Retype, exactly as they stand, the lines from the start of the data to the line that contains "from matplotlib.patches import", both ends included. Leave the pictures out.

>> Begin PROVIDED MATERIAL

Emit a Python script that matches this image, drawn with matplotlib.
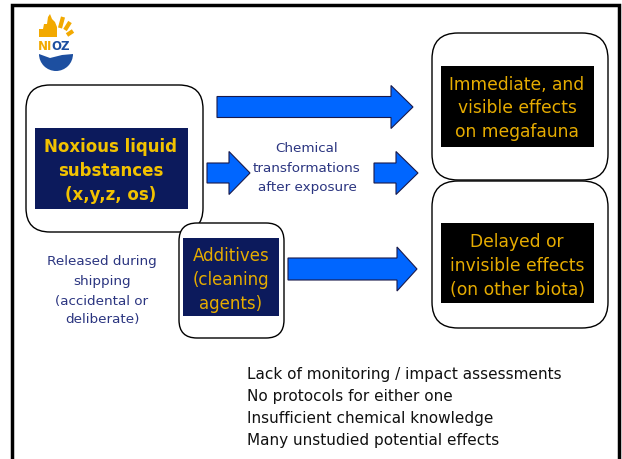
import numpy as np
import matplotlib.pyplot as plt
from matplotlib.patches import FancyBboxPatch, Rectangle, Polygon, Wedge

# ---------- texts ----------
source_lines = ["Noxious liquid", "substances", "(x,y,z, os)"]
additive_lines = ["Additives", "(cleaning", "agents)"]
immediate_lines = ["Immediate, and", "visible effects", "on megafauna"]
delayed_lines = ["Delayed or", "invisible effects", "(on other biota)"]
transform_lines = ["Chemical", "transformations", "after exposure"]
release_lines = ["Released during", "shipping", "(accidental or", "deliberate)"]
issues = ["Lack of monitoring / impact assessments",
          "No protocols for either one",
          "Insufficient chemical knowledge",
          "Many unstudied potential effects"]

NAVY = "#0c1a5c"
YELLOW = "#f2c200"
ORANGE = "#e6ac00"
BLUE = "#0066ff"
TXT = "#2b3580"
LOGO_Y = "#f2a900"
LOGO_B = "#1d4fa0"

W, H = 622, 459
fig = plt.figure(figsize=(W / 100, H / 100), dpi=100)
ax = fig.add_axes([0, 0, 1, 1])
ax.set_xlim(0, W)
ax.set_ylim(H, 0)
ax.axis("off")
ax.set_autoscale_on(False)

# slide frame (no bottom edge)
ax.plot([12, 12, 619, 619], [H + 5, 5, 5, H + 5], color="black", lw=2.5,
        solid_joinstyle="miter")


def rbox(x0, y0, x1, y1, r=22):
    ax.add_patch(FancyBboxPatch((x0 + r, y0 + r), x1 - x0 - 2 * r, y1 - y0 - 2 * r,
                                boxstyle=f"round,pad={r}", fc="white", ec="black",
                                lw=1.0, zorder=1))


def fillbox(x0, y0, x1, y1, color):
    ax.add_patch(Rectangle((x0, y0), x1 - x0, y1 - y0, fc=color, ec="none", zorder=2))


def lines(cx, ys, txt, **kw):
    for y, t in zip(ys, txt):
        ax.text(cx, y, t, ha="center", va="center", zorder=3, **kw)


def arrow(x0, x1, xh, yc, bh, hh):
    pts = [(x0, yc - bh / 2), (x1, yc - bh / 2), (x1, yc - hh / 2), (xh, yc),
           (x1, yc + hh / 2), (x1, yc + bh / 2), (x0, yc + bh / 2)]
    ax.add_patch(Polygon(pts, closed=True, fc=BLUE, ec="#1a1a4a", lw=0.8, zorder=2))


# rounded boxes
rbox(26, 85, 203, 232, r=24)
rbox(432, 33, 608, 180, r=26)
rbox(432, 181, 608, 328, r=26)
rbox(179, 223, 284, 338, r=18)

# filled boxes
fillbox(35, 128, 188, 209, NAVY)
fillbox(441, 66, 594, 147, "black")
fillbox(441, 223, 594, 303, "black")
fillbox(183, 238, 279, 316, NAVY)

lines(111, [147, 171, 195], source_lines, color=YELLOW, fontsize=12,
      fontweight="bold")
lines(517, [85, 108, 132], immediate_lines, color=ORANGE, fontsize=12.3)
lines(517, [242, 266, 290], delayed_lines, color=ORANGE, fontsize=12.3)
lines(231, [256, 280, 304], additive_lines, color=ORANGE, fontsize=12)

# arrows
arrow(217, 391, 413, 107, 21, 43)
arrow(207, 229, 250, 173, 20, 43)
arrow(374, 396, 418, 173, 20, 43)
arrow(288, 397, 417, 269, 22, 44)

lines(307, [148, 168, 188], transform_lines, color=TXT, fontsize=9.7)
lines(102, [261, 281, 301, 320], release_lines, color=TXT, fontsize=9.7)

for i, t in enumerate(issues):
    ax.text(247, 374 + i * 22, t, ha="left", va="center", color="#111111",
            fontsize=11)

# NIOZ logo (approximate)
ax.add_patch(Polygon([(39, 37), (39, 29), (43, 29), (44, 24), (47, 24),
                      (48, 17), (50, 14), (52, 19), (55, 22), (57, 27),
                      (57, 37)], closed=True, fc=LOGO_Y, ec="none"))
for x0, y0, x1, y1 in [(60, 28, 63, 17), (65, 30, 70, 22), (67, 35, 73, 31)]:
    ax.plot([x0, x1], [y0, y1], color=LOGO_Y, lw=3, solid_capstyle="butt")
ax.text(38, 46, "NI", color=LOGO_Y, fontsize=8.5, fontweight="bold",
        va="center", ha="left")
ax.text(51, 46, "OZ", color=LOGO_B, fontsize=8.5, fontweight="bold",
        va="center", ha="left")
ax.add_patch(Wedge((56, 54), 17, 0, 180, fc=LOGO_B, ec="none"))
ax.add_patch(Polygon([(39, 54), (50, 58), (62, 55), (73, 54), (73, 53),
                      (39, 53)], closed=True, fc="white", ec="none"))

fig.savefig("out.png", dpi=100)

>> End PROVIDED MATERIAL

◆ EXERCISE OUTPUT:
Emit a Python script that matches this image, drawn with matplotlib.
import numpy as np
import matplotlib.pyplot as plt
from matplotlib.patches import FancyBboxPatch, Rectangle, Polygon, Wedge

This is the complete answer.